Wherever he has lived and cooked – New Delhi, Singapore, London – Rohit Razdan has devoted himself to celebrating the cuisine of his native Kashmir. At his Putney restaurant, Razdan serves up traditional and celebratory dishes such as gushtaba or lamb meatballs in a light and mild yoghurt sauce; kabargah, lamb ribs that have been cooked in milk and then deep fried; dum aloo, baby potatoes in red chilli yoghurt sauce; and nadru kebab, made with lotus root and fennel seeds. Many of these dishes are features of the Kashmiri wazwan, an elaborate multi-course meal served at weddings and festivals. At Razdan’s restaurant, all are welcome to the feast.  

Tokova Restaurant

Cristina Ruiz grew up in San Sebastián, eating her baker grandfather’s apple cake, while elsewhere in the city, Juan Mari Arzak and Pedro Subijana were pioneering the New Basque Cuisine. Now, she owns Tokova, which is part of the night life of Tooting’s historic Broadway Market (by day, it’s still grocers, fishmongers, butchers, and a pet shop).

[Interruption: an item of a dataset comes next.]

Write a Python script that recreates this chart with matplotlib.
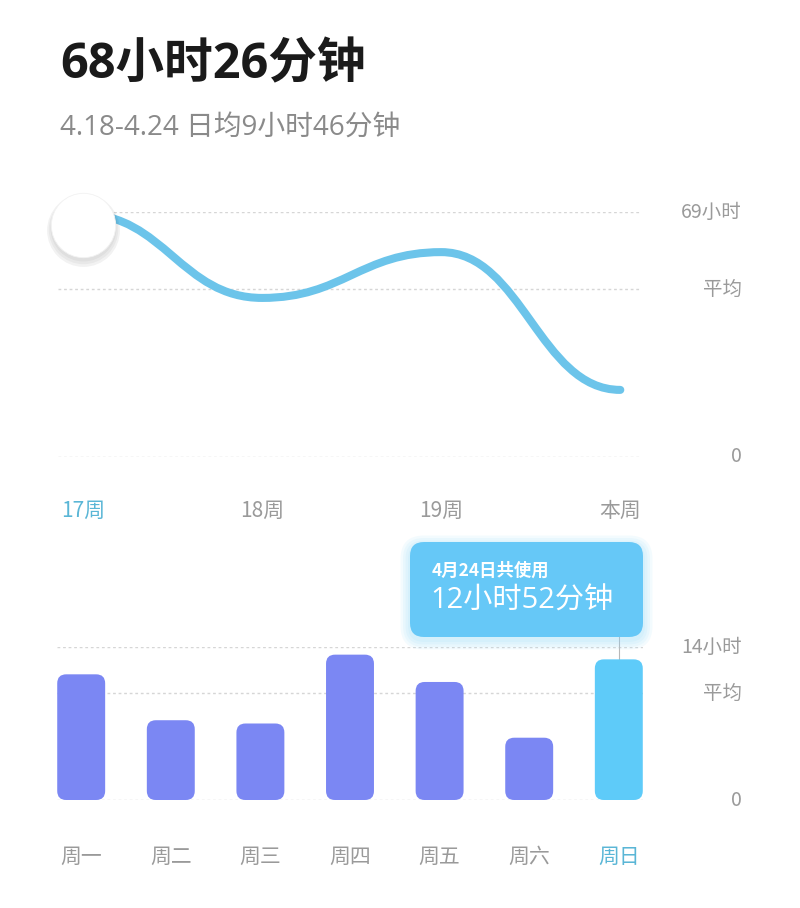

Ruiz’s restaurant is all about good-humoured food, ranging from the playfully absurd – skewers of chorizo suspended over a flaming ceramic pig – to the straightforwardly delicious, a winning trifecta of duck egg, blood sausage, and paprika migas (breadcrumbs). Celeriac curled in a manchego and Idiazábal sauce would rival any good cauliflower cheese. And there’s just a sprinkling of the old New with a dusting of dehydrated olives.